Vu dans de nombreux festivals, Man push cart a décroché en 2005 le Prix de la Critique Internationale au Festival de Londres et les Prix du public et d'interprétation masculine à Thessalonique. Présenté la même année à la Mostra de Venise, dans le cadre des Journées des auteurs, le film a été sélectionné en 2006 au Festival de Sundance.
"Je suis très intéressé par ce que l'on ne voit pas au cinéma. Pour moi, l'histoire doit venir de la réalité, d'un décor et d'un personnage ancrés dans la société d'aujourd'hui. Pas d'un monde imaginé par un ordinateur. Je veux que mon cinéma soit connecté à ma génération, comme l'était le cinéma américain des années 60 et 70 ou celui du Moyen-Orient ou de l'Asie d'aujourd'hui (...) J'avais envie de montrer qu'un homme dur comme Ahmad, avec une activité physique et une vie difficiles, était aussi très sensible. Les gens ne sont pas ce qu'ils semblent être. L'Asiatique qui nettoie votre table au restaurant n'est pas qu'un garçon de salle. J'ai rencontré énormément de vendeurs ambulants, je suis allé chez eux, j'ai rencontré leurs familles, on a partagé des repas. L'un était journaliste, l'autre ingénieur, un autre avait travaillé pour la télévision afghane. Quelques-uns étaient mariés, d'autres avaient des petites amies. Ils ne font pas que vendre du café et des beignets. Et tous ceux qui leur ou me ressemblent ne sont pas des terroristes."
Man push cart est le deuxième long métrage de Ramin Bahrani, auteur en 2000 de Strangers (son film de fin d'études, présenté dans différents festivals). Né en Caroline du Nord de parents iraniens, Bahrani a étudié le cinéma à la Columbia University de New York. Ce n'est qu'après ses études qu'il s'est rendu pour la première fois en Iran, où il a vécu pendant trois ans. Il a également passé quelque temps à Paris, avant de retourner aux Etats-Unis.

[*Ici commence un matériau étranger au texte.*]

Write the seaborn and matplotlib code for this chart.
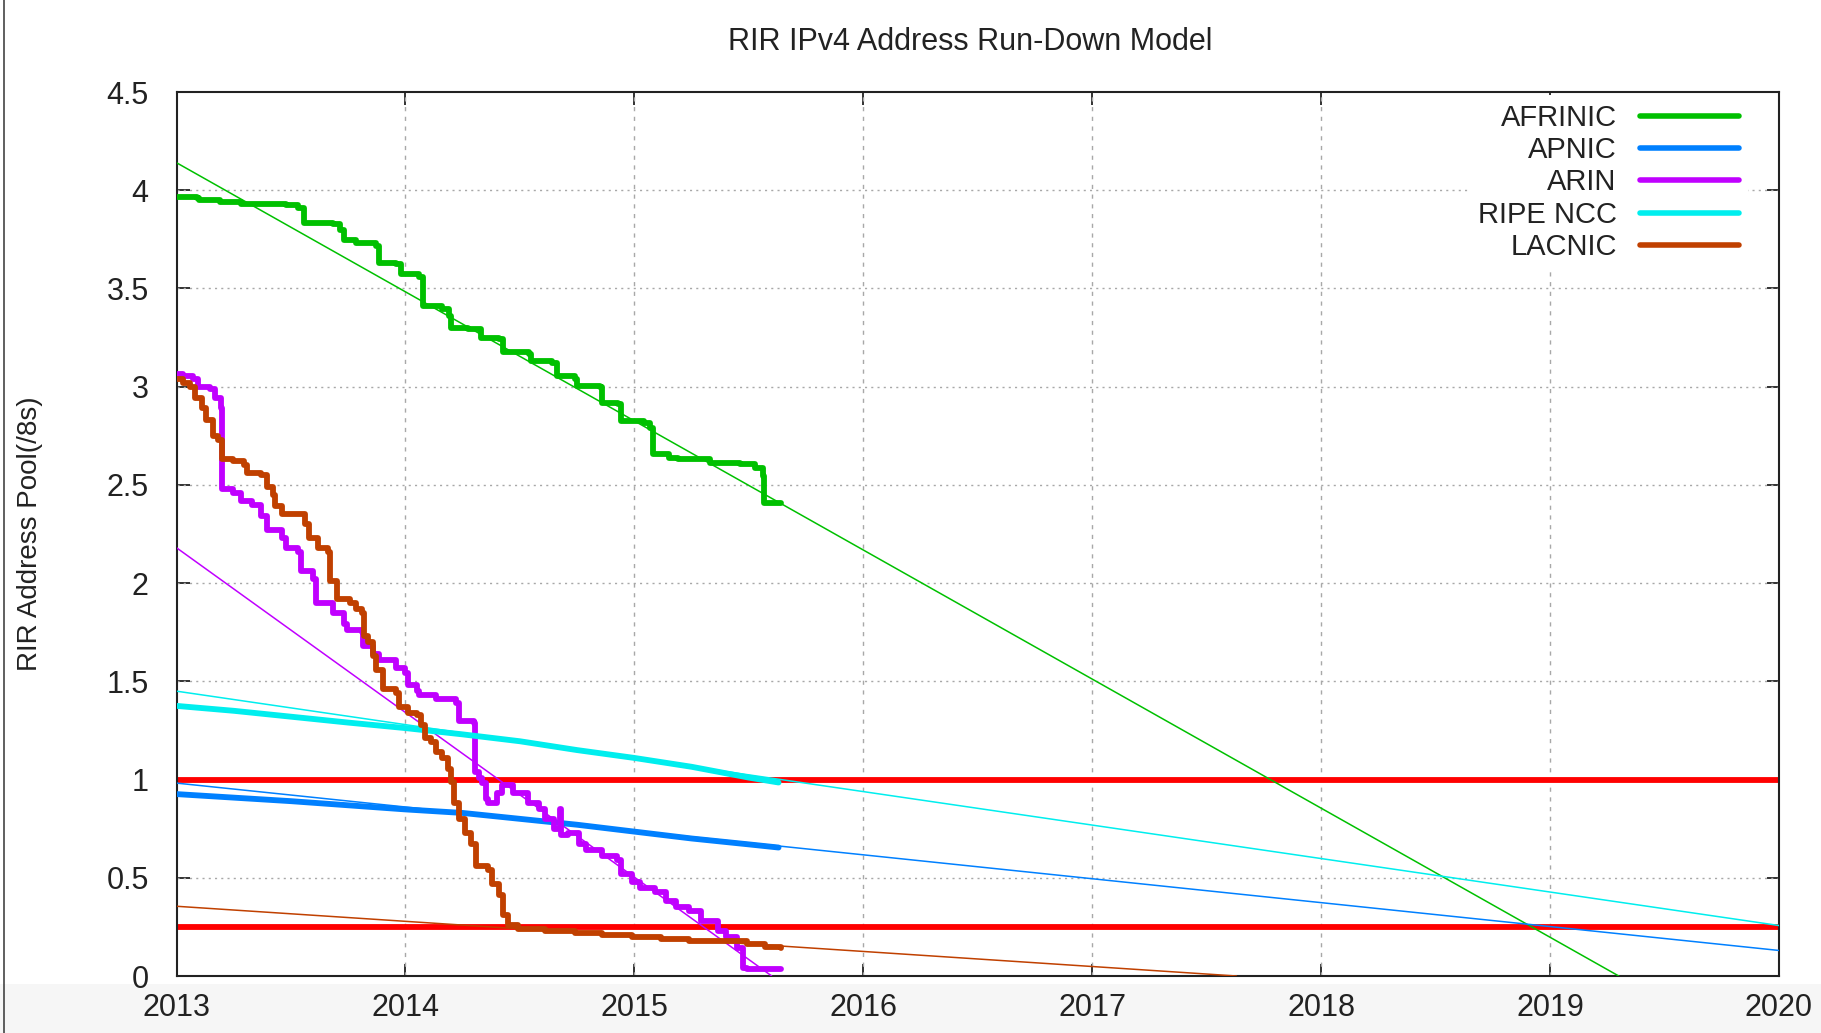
import matplotlib
matplotlib.use("Agg")
import matplotlib.pyplot as plt
import matplotlib.ticker as ticker
from matplotlib.lines import Line2D
from matplotlib.patches import Rectangle
import seaborn as sns

# ── DATA (decimal year, pool size in /8s) ─────────────────
AFRINIC_X = [2013.00, 2013.09, 2013.10, 2013.19, 2013.28, 2013.48, 2013.53, 2013.555,
             2013.685, 2013.715, 2013.73, 2013.785, 2013.87, 2013.885, 2013.96, 2013.98,
             2014.06, 2014.075, 2014.16, 2014.19, 2014.20, 2014.275, 2014.33, 2014.41,
             2014.425, 2014.54, 2014.55, 2014.64, 2014.66, 2014.74, 2014.75, 2014.85,
             2014.86, 2014.93, 2014.94, 2015.04, 2015.07, 2015.08, 2015.15, 2015.19,
             2015.33, 2015.46, 2015.525, 2015.56, 2015.565, 2015.64]
AFRINIC_Y = [3.966, 3.958, 3.949, 3.941, 3.932, 3.924, 3.907, 3.832,
             3.827, 3.800, 3.747, 3.730, 3.717, 3.632, 3.623, 3.572,
             3.559, 3.411, 3.394, 3.360, 3.300, 3.292, 3.250, 3.242,
             3.174, 3.165, 3.131, 3.123, 3.055, 3.038, 3.004, 2.999,
             2.919, 2.911, 2.826, 2.817, 2.792, 2.656, 2.639, 2.630,
             2.613, 2.605, 2.588, 2.546, 2.410, 2.407]

ARIN_X = [2013.00, 2013.03, 2013.07, 2013.095, 2013.145, 2013.17, 2013.195, 2013.20,
          2013.245, 2013.28, 2013.33, 2013.37, 2013.395, 2013.46, 2013.48, 2013.53,
          2013.545, 2013.595, 2013.61, 2013.685, 2013.73, 2013.745, 2013.81, 2013.815,
          2013.86, 2013.885, 2013.96, 2014.00, 2014.01, 2014.05, 2014.06, 2014.135,
          2014.22, 2014.235, 2014.30, 2014.305, 2014.32, 2014.335, 2014.35, 2014.36,
          2014.40, 2014.42, 2014.47, 2014.535, 2014.585, 2014.61, 2014.65, 2014.675,
          2014.68, 2014.71, 2014.76, 2014.79, 2014.86, 2014.925, 2014.94, 2014.99,
          2015.025, 2015.09, 2015.14, 2015.18, 2015.24, 2015.29, 2015.365, 2015.40,
          2015.45, 2015.475, 2015.49, 2015.64]
ARIN_Y = [3.064, 3.055, 3.040, 3.000, 2.990, 2.940, 2.890, 2.480,
          2.460, 2.420, 2.400, 2.340, 2.270, 2.230, 2.180, 2.160,
          2.060, 2.020, 1.900, 1.850, 1.790, 1.760, 1.750, 1.680,
          1.640, 1.610, 1.570, 1.540, 1.480, 1.450, 1.430, 1.410,
          1.390, 1.300, 1.290, 1.040, 1.010, 0.980, 0.900, 0.880,
          0.930, 0.970, 0.930, 0.880, 0.850, 0.800, 0.750, 0.850,
          0.720, 0.730, 0.670, 0.640, 0.610, 0.590, 0.520, 0.480,
          0.450, 0.430, 0.380, 0.350, 0.330, 0.280, 0.230, 0.200,
          0.140, 0.040, 0.035, 0.035]

LACNIC_X = [2013.00, 2013.03, 2013.06, 2013.08, 2013.11, 2013.13, 2013.16, 2013.18,
            2013.20, 2013.245, 2013.295, 2013.31, 2013.37, 2013.395, 2013.42, 2013.43,
            2013.46, 2013.56, 2013.58, 2013.62, 2013.66, 2013.67, 2013.70, 2013.76,
            2013.785, 2013.81, 2013.82, 2013.835, 2013.86, 2013.87, 2013.90, 2013.96,
            2013.97, 2014.01, 2014.05, 2014.07, 2014.085, 2014.11, 2014.135, 2014.16,
            2014.185, 2014.20, 2014.21, 2014.235, 2014.26, 2014.285, 2014.31, 2014.36,
            2014.38, 2014.41, 2014.425, 2014.45, 2014.49, 2014.61, 2014.74, 2014.86,
            2014.99, 2015.115, 2015.24, 2015.365, 2015.49, 2015.57, 2015.64]
LACNIC_Y = [3.040, 3.020, 3.000, 2.940, 2.890, 2.830, 2.750, 2.730,
            2.630, 2.620, 2.600, 2.560, 2.550, 2.490, 2.450, 2.390,
            2.350, 2.300, 2.230, 2.180, 2.160, 2.010, 1.920, 1.900,
            1.870, 1.850, 1.730, 1.700, 1.630, 1.560, 1.460, 1.440,
            1.370, 1.340, 1.330, 1.280, 1.210, 1.190, 1.140, 1.110,
            1.055, 0.990, 0.880, 0.800, 0.730, 0.670, 0.560, 0.540,
            0.470, 0.410, 0.310, 0.260, 0.240, 0.230, 0.220, 0.210,
            0.200, 0.190, 0.180, 0.176, 0.164, 0.150, 0.140]

RIPE_X = [2013.00, 2013.25, 2013.50, 2013.75, 2014.00, 2014.25, 2014.50, 2014.75,
          2015.00, 2015.25, 2015.50, 2015.63]
RIPE_Y = [1.375, 1.350, 1.320, 1.290, 1.262, 1.230, 1.195, 1.150,
          1.110, 1.065, 1.010, 0.985]

APNIC_X = [2013.00, 2013.50, 2014.00, 2014.25, 2014.50, 2014.75, 2015.00, 2015.25,
           2015.50, 2015.63]
APNIC_Y = [0.926, 0.890, 0.848, 0.830, 0.800, 0.770, 0.735, 0.700,
           0.670, 0.654]

# run-down model projections (start / end points)
AFRINIC_FIT_X = [2013.0, 2019.30]
AFRINIC_FIT_Y = [4.14, 0.0]
ARIN_FIT_X = [2013.0, 2015.60]
ARIN_FIT_Y = [2.18, 0.0]
RIPE_FIT_X = [2013.0, 2020.0]
RIPE_FIT_Y = [1.45, 0.257]
APNIC_FIT_X = [2013.0, 2020.0]
APNIC_FIT_Y = [0.982, 0.130]
LACNIC_FIT_X = [2013.0, 2017.63]
LACNIC_FIT_Y = [0.355, 0.0]

THRESHOLDS = [1.0, 0.25]

YEARS = [2013, 2014, 2015, 2016, 2017, 2018, 2019, 2020]
YTICKS = [0, 0.5, 1, 1.5, 2, 2.5, 3, 3.5, 4, 4.5]

COLOURS = {
    "AFRINIC":  "#00c000",
    "APNIC":    "#0080ff",
    "ARIN":     "#c000ff",
    "RIPE NCC": "#00eeee",
    "LACNIC":   "#c04000",
}
# ─────────────────────────────────────────────────────────

sns.set_theme(style="white")
plt.rcParams["font.family"] = ["Liberation Sans", "DejaVu Sans"]
plt.rcParams["text.color"] = "#222222"

W, H = 1821, 1033
FS = 22
fig = plt.figure(figsize=(W / 100, H / 100), dpi=100)
fig.patch.set_facecolor("white")

# light grey strip under the plot + left window edge (screenshot look)
fig.patches.append(Rectangle((0, 0), 1, 49 / H, transform=fig.transFigure,
                             facecolor="#f6f6f6", edgecolor="none", zorder=-5))
fig.lines.append(Line2D([3.5 / W, 3.5 / W], [0, 1], transform=fig.transFigure,
                        color="#444444", lw=1.2, zorder=-4))

L, R, T, B = 176.5, 1779, 92, 976
ax = fig.add_axes([L / W, (H - B) / H, (R - L) / W, (B - T) / H])
ax.set_facecolor("white")

for th in THRESHOLDS:
    ax.axhline(th, color="#ff0000", lw=4.2, zorder=2)

fits = [
    (AFRINIC_FIT_X, AFRINIC_FIT_Y, "AFRINIC"),
    (APNIC_FIT_X, APNIC_FIT_Y, "APNIC"),
    (ARIN_FIT_X, ARIN_FIT_Y, "ARIN"),
    (RIPE_FIT_X, RIPE_FIT_Y, "RIPE NCC"),
    (LACNIC_FIT_X, LACNIC_FIT_Y, "LACNIC"),
]
for xs, ys, name in fits:
    sns.lineplot(x=xs, y=ys, ax=ax, color=COLOURS[name], lw=1.1,
                 sort=False, estimator=None, zorder=3)

actuals = [
    (AFRINIC_X, AFRINIC_Y, "AFRINIC", "steps-post"),
    (APNIC_X, APNIC_Y, "APNIC", "default"),
    (ARIN_X, ARIN_Y, "ARIN", "steps-post"),
    (RIPE_X, RIPE_Y, "RIPE NCC", "default"),
    (LACNIC_X, LACNIC_Y, "LACNIC", "steps-post"),
]
for xs, ys, name, ds in actuals:
    sns.lineplot(x=xs, y=ys, ax=ax, color=COLOURS[name], lw=4.2,
                 drawstyle=ds, sort=False, estimator=None, label=name,
                 zorder=4)

ax.set_xlim(2013, 2020)
ax.set_ylim(0, 4.5)
ax.set_xticks(YEARS)
ax.set_yticks(YTICKS)
ax.yaxis.set_major_formatter(ticker.FuncFormatter(lambda v, p: f"{v:g}"))
ax.tick_params(axis="both", direction="in", length=9, width=1.3,
               colors="#222222", labelsize=FS, top=True, right=True,
               bottom=True, left=True)
ax.tick_params(axis="x", pad=12)
ax.tick_params(axis="y", pad=20)
for lab in ax.get_xticklabels() + ax.get_yticklabels():
    lab.set_color("#222222")

ax.grid(False)
for yr in YEARS[1:-1]:
    ax.axvline(yr, color="#a8a8a8", lw=1.0, ls=(0, (3, 4)), zorder=1)
for v in YTICKS[1:-1]:
    ax.axhline(v, color="#a8a8a8", lw=1.0, ls=(0, (1.5, 3)), zorder=1)

for s in ax.spines.values():
    s.set_color("#222222")
    s.set_linewidth(1.5)
    s.set_visible(True)

ax.set_xlabel("")
ax.set_ylabel("")
fig.text(970 / W, 1 - 42 / H, "RIR IPv4 Address Run-Down Model",
         ha="center", va="center", fontsize=FS, color="#222222")
fig.text(30 / W, 1 - 534 / H, "RIR Address Pool(/8s)", rotation=90,
         ha="center", va="center", fontsize=20, color="#222222")

leg = ax.legend(loc="upper right", bbox_to_anchor=((1748 - L) / (R - L), (B - 95) / (B - T)),
                markerfirst=False, frameon=True, fontsize=21, handlelength=3.4,
                handletextpad=0.8, labelspacing=0.15, borderpad=0.3,
                borderaxespad=0.0, fancybox=False)
leg.get_frame().set_facecolor("white")
leg.get_frame().set_edgecolor("none")
leg.get_frame().set_alpha(1.0)
for line in leg.get_lines():
    line.set_linewidth(4.0)
leg.set_zorder(5)

fig.savefig("out.png", dpi=100, facecolor=fig.get_facecolor())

Ramin Bahrani confie avoir été influencé par le fameux récit d'un écrivain français : "Le Mythe de Sisyphe d'Albert Camus a été une source d'inspiration pour mon film. Camus s'est emparé de ce mythe et s'en est servi pour nourrir sa philosophie de l'absurdité de la vie. Quand je regarde autour de moi, aujourd'hui, tout me semble aussi absurde -si ce n'est plus- qu'à l'époque. L'image d'un homme seul, un homme du Moyen-Orient, à New York, après le 11 septembre, tirant son chariot dans les rues, me semble une version contemporaine de ce mythe (...) Mais ce n'est pas une vision noire ou désespérée, en fait c'est tout le contraire ! Nous sommes tous coincés par nos destins et nos propres limites. J'essaie continuellement d'accepter mon destin, tout en luttant pour "aller vers les sommets".
Le cinéaste revient sur son immersion dans l'univers des marchands ambulants, et sa rencontre avec le comédien : "Man push cart se passe dans les rues de NY et se concentre essentiellement sur la communauté sud-est asiatique. Je vis entre Manhattan et Brooklyn depuis une dizaine d'années et j'ai été témoin des changements, en particulier depuis le 11 septembre. J'ai passé deux ans à traîner dans les rues de NY avec les vendeurs ambulants. J'ai rencontré Ahmad Razvi en cherchant mes décors. J'ai rôdé autour de son chariot plusieurs jours. On a commencé à parler, à sympathiser et Ahmad m'a fait rencontrer ses amis, sa communauté. Après un an de conversations avec lui à propos de sa vie, de son passé, du quotidien, je lui ai révélé que le scénario que j'avais écrit était inspiré essentiellement de sa vie et lui ai demandé s'il accepterait de jouer le rôle principal. Il a répondu tout de suite." Ajoutons que Razvi a fondé, après le 11 septembre, une association visant à apporter un soutien logistique, juridique et scolaire aux immigrants est-asiatiques.
La musique du film est signée du compositeur iranien Peyman Yazdanian, qui a notamment collaboré avec Abbas Kiarostami (Le Vent nous emportera) et Jafar Panahi (Sang et or).